Julie Levesque | 1 June 2016
In 1965, the United States and the UK were competing to sell war planes to Saudi Arabia. In order to get the lucrative contract, a « commission » had to be paid to members of the Saudi government.
The history of this colossal deal is recounted in a 1999 BBC documentary, The Mayfair Set. Four Stories about the Rise of Business and the Decline of Political Power. The first episode is titled Who Pays Wins.
The voice over images of the Queen of England and the Saudi King shaking hands and parading the streets of London to celebrate the historic deal explains: “December 1965, the Saudis announced they would buy the British planes. The bribes had worked. It was the biggest export dealing in Britain’s history and King Faizal came on a state visit to celebrate.“
Lord Caldecote, the director of the military aeroplanes manufacturer English Electric explained this blatant corruption in those words: paying a commission to Saudi officials in order to obtain a contract is a cultural thing, just like having many wives. In other words, the Saudis have different customs, and paying bribes is not a form of corruption. It is just the Saudi way of doing business.
Almost 50 years later, in 2014, Canada was just like the UK signing its biggest export contract of all time, a 15-year arms deal worth $15 billion. A Crown corporation, the Canadian Commercial Corporation, negotiated and signed the contract. The armoured vehicles will be supplied by General Dynamics, based in London Ontario.

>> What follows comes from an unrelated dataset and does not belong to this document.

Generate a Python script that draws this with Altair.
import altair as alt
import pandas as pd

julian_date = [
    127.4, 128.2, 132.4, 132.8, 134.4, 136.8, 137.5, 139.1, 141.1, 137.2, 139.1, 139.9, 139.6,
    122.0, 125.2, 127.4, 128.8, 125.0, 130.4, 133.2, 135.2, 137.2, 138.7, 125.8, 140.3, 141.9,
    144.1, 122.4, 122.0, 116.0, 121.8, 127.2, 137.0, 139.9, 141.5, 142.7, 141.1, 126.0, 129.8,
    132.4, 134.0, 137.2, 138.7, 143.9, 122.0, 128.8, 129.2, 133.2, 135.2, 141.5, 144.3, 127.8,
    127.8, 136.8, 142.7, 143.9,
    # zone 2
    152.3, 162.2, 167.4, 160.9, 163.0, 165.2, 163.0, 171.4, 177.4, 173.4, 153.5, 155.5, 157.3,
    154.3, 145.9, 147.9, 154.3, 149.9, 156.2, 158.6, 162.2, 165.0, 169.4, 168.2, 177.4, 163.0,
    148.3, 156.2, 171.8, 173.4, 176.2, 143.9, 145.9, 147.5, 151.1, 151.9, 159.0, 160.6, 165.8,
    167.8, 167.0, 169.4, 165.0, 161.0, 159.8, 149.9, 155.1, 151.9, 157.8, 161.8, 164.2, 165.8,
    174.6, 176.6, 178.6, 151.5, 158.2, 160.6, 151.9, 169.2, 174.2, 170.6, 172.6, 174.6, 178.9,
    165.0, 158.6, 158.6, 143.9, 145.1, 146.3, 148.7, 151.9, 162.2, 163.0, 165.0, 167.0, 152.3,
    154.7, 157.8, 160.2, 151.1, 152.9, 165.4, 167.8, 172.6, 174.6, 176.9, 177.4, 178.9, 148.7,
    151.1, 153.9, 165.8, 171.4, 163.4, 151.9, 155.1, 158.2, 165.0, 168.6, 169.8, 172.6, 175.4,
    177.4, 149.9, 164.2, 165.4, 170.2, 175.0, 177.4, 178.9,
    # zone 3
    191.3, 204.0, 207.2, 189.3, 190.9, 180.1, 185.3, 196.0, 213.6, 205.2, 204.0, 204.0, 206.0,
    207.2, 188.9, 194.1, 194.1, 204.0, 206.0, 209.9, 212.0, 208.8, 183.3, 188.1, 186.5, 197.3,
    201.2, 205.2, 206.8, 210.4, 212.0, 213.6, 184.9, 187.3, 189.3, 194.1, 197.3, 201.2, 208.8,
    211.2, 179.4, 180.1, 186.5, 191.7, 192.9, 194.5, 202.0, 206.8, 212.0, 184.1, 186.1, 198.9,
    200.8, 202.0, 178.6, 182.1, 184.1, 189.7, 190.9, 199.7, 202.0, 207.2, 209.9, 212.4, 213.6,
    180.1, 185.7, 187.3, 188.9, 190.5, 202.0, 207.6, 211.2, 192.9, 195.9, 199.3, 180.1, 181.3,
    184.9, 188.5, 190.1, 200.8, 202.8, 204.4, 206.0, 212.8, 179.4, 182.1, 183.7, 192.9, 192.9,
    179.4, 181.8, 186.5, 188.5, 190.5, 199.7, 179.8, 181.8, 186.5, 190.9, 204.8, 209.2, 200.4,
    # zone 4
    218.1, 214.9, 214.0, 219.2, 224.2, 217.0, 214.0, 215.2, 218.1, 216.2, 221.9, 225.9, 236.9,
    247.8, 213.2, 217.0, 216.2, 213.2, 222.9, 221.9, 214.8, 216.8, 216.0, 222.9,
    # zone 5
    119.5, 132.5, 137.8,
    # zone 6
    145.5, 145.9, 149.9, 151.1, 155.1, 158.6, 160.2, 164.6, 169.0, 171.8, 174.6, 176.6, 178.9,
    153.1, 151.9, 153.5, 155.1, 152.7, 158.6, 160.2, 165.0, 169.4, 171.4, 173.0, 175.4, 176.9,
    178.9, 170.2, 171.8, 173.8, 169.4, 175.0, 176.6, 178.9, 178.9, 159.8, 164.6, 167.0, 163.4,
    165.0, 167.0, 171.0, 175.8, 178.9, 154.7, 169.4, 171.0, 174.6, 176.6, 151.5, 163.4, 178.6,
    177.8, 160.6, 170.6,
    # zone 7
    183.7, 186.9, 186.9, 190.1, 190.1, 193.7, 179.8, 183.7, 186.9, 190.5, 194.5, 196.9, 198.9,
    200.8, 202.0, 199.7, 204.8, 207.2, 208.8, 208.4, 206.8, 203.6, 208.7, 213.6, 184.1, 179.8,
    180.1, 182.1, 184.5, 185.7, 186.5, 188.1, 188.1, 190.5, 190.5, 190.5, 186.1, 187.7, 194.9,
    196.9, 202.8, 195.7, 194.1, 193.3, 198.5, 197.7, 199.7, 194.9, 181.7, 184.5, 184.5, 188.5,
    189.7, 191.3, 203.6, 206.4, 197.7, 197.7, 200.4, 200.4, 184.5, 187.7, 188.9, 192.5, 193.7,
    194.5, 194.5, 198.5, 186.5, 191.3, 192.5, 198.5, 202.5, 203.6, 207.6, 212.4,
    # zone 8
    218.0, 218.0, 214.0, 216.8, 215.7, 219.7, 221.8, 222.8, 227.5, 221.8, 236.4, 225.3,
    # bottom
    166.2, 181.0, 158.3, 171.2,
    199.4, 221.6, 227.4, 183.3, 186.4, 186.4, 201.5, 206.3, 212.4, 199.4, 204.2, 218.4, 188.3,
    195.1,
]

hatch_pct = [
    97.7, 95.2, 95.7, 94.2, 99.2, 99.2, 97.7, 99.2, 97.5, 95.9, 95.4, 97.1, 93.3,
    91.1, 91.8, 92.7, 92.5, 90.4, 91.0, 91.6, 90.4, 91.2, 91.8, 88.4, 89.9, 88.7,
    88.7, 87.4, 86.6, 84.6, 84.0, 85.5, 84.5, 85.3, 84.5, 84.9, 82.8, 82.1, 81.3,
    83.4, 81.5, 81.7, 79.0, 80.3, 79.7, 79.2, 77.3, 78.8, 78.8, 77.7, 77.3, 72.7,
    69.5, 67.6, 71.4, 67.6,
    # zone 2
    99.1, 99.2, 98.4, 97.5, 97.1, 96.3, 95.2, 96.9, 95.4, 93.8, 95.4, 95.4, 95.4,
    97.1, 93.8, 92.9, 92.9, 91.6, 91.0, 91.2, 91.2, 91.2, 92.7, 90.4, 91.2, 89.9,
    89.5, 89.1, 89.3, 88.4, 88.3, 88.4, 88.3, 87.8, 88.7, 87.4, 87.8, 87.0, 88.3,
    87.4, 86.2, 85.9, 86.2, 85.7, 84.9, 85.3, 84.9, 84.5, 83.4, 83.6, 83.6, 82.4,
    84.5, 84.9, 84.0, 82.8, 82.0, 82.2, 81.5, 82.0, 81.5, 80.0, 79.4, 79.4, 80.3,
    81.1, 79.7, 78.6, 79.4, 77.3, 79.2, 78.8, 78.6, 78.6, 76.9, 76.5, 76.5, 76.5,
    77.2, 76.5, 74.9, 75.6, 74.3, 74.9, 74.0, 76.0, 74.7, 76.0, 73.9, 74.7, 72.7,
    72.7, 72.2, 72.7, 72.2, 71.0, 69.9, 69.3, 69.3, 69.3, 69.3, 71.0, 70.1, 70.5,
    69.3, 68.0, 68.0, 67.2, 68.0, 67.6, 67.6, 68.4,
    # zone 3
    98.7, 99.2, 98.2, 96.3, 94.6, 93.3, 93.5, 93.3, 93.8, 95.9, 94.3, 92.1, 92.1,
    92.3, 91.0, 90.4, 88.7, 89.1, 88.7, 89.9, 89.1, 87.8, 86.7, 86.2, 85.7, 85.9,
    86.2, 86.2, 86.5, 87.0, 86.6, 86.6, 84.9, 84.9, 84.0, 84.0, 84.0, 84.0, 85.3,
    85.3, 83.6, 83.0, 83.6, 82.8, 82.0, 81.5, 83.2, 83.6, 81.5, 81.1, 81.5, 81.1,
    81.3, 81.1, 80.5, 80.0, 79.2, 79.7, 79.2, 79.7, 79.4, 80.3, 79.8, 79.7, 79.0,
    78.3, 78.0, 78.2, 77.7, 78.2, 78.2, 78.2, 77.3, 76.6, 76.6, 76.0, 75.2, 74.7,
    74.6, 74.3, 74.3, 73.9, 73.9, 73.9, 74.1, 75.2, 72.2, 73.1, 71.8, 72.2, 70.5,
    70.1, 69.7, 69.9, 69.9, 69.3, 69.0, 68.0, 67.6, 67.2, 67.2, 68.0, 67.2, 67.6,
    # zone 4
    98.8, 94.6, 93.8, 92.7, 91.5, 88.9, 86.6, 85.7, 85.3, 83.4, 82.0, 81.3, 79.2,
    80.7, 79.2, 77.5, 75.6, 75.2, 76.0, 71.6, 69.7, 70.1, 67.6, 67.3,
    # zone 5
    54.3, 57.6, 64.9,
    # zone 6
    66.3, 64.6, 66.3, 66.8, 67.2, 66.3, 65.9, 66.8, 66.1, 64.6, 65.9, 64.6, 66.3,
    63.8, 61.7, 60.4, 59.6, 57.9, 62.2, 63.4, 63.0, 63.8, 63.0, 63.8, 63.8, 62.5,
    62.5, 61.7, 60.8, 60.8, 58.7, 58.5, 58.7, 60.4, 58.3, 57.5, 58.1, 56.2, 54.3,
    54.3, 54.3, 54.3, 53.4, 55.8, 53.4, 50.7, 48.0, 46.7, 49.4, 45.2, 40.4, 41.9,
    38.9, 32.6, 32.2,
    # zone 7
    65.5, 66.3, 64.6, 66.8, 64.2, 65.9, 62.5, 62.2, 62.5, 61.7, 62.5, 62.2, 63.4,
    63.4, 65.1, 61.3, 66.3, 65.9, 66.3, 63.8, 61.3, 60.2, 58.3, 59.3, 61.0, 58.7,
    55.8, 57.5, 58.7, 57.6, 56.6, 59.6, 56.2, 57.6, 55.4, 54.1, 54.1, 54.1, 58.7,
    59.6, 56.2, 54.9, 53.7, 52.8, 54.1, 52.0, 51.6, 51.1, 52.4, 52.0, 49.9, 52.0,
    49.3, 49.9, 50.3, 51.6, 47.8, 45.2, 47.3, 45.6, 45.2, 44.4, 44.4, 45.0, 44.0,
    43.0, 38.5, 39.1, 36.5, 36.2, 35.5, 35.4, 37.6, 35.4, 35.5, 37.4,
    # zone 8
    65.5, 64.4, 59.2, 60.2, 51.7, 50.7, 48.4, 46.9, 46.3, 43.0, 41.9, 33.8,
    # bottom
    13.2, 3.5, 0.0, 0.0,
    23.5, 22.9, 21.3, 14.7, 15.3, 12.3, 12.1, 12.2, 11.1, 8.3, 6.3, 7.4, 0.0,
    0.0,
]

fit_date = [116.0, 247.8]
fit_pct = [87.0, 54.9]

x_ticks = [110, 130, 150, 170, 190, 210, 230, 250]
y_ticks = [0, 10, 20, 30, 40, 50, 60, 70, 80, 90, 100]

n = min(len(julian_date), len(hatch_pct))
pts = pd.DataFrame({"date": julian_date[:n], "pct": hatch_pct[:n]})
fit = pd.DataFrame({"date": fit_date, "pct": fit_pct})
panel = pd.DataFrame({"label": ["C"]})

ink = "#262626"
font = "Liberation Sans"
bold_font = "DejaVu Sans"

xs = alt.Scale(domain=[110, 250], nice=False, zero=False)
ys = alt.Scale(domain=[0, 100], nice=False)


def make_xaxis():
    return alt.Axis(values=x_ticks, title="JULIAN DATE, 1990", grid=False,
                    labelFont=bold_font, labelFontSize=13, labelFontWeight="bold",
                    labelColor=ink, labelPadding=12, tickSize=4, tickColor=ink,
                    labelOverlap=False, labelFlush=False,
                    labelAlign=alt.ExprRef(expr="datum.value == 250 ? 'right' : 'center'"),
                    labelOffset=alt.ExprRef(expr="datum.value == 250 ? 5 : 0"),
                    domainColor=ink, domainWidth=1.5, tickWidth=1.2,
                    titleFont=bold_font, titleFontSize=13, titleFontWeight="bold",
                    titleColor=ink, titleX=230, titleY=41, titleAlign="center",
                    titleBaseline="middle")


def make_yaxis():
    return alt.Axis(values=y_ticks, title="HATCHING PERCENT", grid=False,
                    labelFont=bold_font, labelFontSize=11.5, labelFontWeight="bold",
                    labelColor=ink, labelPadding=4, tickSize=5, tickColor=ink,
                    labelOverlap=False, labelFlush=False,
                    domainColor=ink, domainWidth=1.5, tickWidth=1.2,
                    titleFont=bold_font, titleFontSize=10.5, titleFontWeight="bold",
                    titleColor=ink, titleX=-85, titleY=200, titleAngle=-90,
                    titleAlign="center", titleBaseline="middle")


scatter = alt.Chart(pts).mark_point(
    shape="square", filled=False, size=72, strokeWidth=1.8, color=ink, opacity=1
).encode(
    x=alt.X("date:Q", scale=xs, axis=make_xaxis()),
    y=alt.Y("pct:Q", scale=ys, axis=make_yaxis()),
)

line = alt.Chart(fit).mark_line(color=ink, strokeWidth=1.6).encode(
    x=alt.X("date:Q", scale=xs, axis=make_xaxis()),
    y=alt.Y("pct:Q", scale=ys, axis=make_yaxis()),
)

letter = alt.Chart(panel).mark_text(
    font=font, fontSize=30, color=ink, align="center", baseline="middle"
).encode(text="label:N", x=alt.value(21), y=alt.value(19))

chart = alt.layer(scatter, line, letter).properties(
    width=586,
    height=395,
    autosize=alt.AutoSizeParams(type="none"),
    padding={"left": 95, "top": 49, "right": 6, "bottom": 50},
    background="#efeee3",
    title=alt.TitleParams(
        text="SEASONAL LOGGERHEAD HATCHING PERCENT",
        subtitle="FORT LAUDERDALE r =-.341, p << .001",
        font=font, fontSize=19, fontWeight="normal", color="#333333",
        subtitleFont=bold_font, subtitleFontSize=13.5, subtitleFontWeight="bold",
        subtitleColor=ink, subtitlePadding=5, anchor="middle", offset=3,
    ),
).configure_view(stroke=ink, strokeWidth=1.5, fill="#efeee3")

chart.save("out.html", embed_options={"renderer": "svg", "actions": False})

Knowing the Saudi « customs », which have not evolved much for the past 50 years, Canadians have every right to wonder if the Canadian government offered bribes to the Saudi royal family in order to obtain the most important contract of its history.
In 1965, the sale of British war planes to Saudi Arabia was closed as a war was raging in Yemen, where Nasser’s Egypt backed the republican Yemenites who were fighting against the royalist forces supported by Saudi Arabia. The British planes were instrumental in driving the Egyptians out of Yemen, reasserting British control over important trade routes and protecting the Saudi influence in the region.

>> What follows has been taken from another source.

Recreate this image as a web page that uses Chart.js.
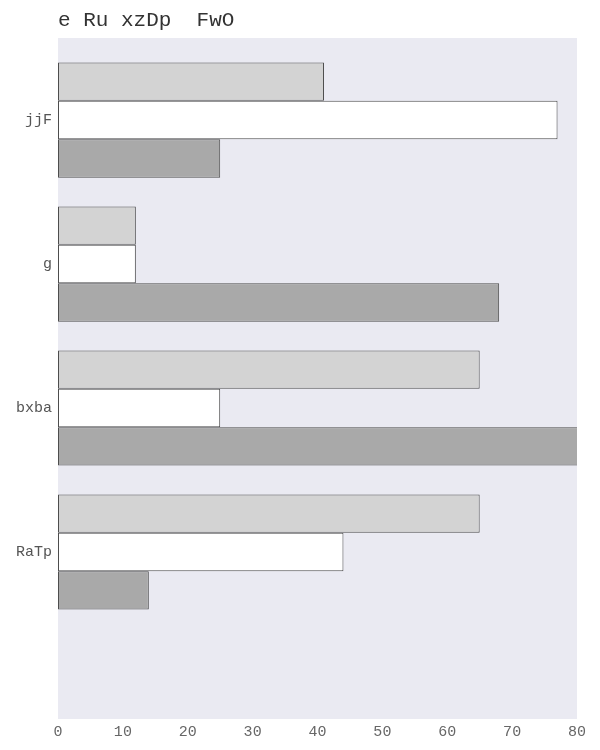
<!DOCTYPE html>
<html>
<head>
<meta charset="utf-8">
<script src="https://cdn.jsdelivr.net/npm/chart.js@4"></script>
<style>
  html, body { margin: 0; padding: 0; background: #fff; }
  #wrap { width: 600px; height: 750px; }
</style>
</head>
<body>
<div id="wrap"><canvas id="chart" width="600" height="750"></canvas></div>
<script>
const chartTitle = "e Ru xzDp  FwO";
const categories = ["jjF", "g", "bxba", "RaTp"];
const seriesA = [41, 12, 65, 65];
const seriesB = [77, 12, 25, 44];
const seriesC = [25, 68, 84, 14];
const xTicks = [0, 10, 20, 30, 40, 50, 60, 70, 80];

const FONT = "'Liberation Mono', 'DejaVu Sans Mono', monospace";

function toPoints(values) {
  return values.map((v, i) => ({ x: v, y: i }));
}

// plot background + title drawn at the plot's left edge
const plotBackground = {
  id: "plotBackground",
  beforeDraw(chart) {
    const { ctx, chartArea } = chart;
    ctx.save();
    ctx.fillStyle = "#eaeaf2";
    ctx.fillRect(chartArea.left, chartArea.top, chartArea.right - chartArea.left, chartArea.bottom - chartArea.top);
    ctx.restore();
  },
  afterDraw(chart) {
    const { ctx, chartArea } = chart;
    ctx.save();
    ctx.fillStyle = "#333";
    ctx.font = "21px " + FONT;
    ctx.textBaseline = "middle";
    ctx.textAlign = "left";
    ctx.fillText(chartTitle, chartArea.left, 20);
    ctx.restore();
  },
};

const barStyle = {
  borderColor: "#4d4d4d",
  borderWidth: 1,
  borderSkipped: false,
  categoryPercentage: 0.8,
  barPercentage: 1.0,
};

new Chart(document.getElementById("chart"), {
  type: "bar",
  data: {
    datasets: [
      { label: "a", data: toPoints(seriesA), backgroundColor: "#d3d3d3", ...barStyle },
      { label: "b", data: toPoints(seriesB), backgroundColor: "#ffffff", ...barStyle },
      { label: "c", data: toPoints(seriesC), backgroundColor: "#a9a9a9", ...barStyle },
    ],
  },
  options: {
    indexAxis: "y",
    responsive: false,
    animation: false,
    layout: { padding: { top: 38, right: 23, bottom: 0, left: 0 } },
    scales: {
      x: {
        type: "linear",
        min: 0,
        max: 80,
        grid: { display: false, drawTicks: false },
        border: { display: false },
        afterBuildTicks: (scale) => {
          scale.ticks = xTicks.map((v) => ({ value: v }));
        },
        afterFit: (scale) => {
          scale.height = 31;
        },
        ticks: {
          color: "#666",
          padding: 4,
          font: { family: FONT, size: 15 },
        },
      },
      y: {
        type: "linear",
        reverse: true,
        offset: false,
        min: -0.57,
        max: 4.16,
        grid: { display: false, offset: false, drawTicks: false },
        border: { display: false },
        afterBuildTicks: (scale) => {
          scale.ticks = categories.map((c, i) => ({ value: i }));
        },
        afterFit: (scale) => {
          scale.width = 58;
        },
        ticks: {
          color: "#555",
          padding: 6,
          font: { family: FONT, size: 15 },
          callback: (value) => categories[value] ?? "",
        },
      },
    },
    plugins: {
      legend: { display: false },
      title: { display: false },
      tooltip: { enabled: false },
    },
  },
  plugins: [plotBackground],
});
</script>
</body>
</html>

In 2014, while Canada was concluding its sale of armoured vehicles to the Saudi kingdom, a war broke out in Yemen involving, once more, Saudi Arabia.

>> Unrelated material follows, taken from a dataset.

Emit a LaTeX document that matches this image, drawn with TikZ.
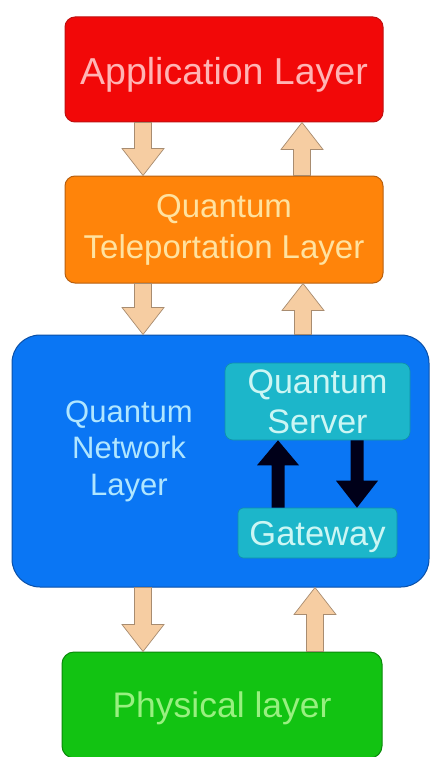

On March 27 2015, the then Minister of Foreign Affairs Rob Nicholson voiced the support of the Canadian government for the U.S.-Saudi war in Yemen: “Canada supports the military action by Saudi Arabia and its Gulf Cooperation Council [GCC] partners and others to defend Saudi Arabia’s border and to protect Yemen’s recognized government at the request of the Yemeni president.”
In this history that repeats itself, one can seriously doubt the saying “other times, other customs.” The BBC documentary shows how the historic British deal in 1965 was “the beginning of the modern arms trade with the Middle East which has grown to dominate Britain’s economy.” The deal also gave rise to a blooming trade in other economic sectors, such as the construction business, opening a foreign market for British contractors.
According to the Globe and Mail:
Stephen Harper’s Conservative government made Saudi Arabia’s “emerging market” a priority as part of a foreign policy that focused on international trade and business. Ottawa made careful diplomatic overtures to Riyadh in the years before the 2014 arms deal, according to Saudi government documents made public last year by Wikileaks. The Saudis, in turn, made their own investments in Canada, such as donating hundreds of thousands of dollars to expand private Islamic schools in this country.
The Harper government lobbied hard for the arms deal, which was brokered by a federal Crown corporation, Canadian Commercial Corp. Canada beat French and German companies to get the contract. Ed Fast, then the federal trade minister, touted the deal in February, 2014, as a triumph for Canada’s economic diplomacy.” (The Saudi arms deal: What we’ve learned so far, and what could happen next, The Globe and Mail, May 24, 2016)
The Trudeau government, which initially declared it “didn’t approve” the contract and was simply refusing to terminate it, actually approved the remaining export permits. Thus, this deal was approved by both the Harper and Trudeau governments.
How did Canada beat the French and German companies? Did the Conservatives and the Liberals offer and/or secure bribes to Saudi officials in order to obtain this historic sale, thereby helping to maintain the influence of the most repressive, misogynist regime in the Middle East, which, by the way, is also responsible for training and financing terrorism which Canada is allegedly fighting at home and abroad?
An inquiry into this largely secret arms deal is needed.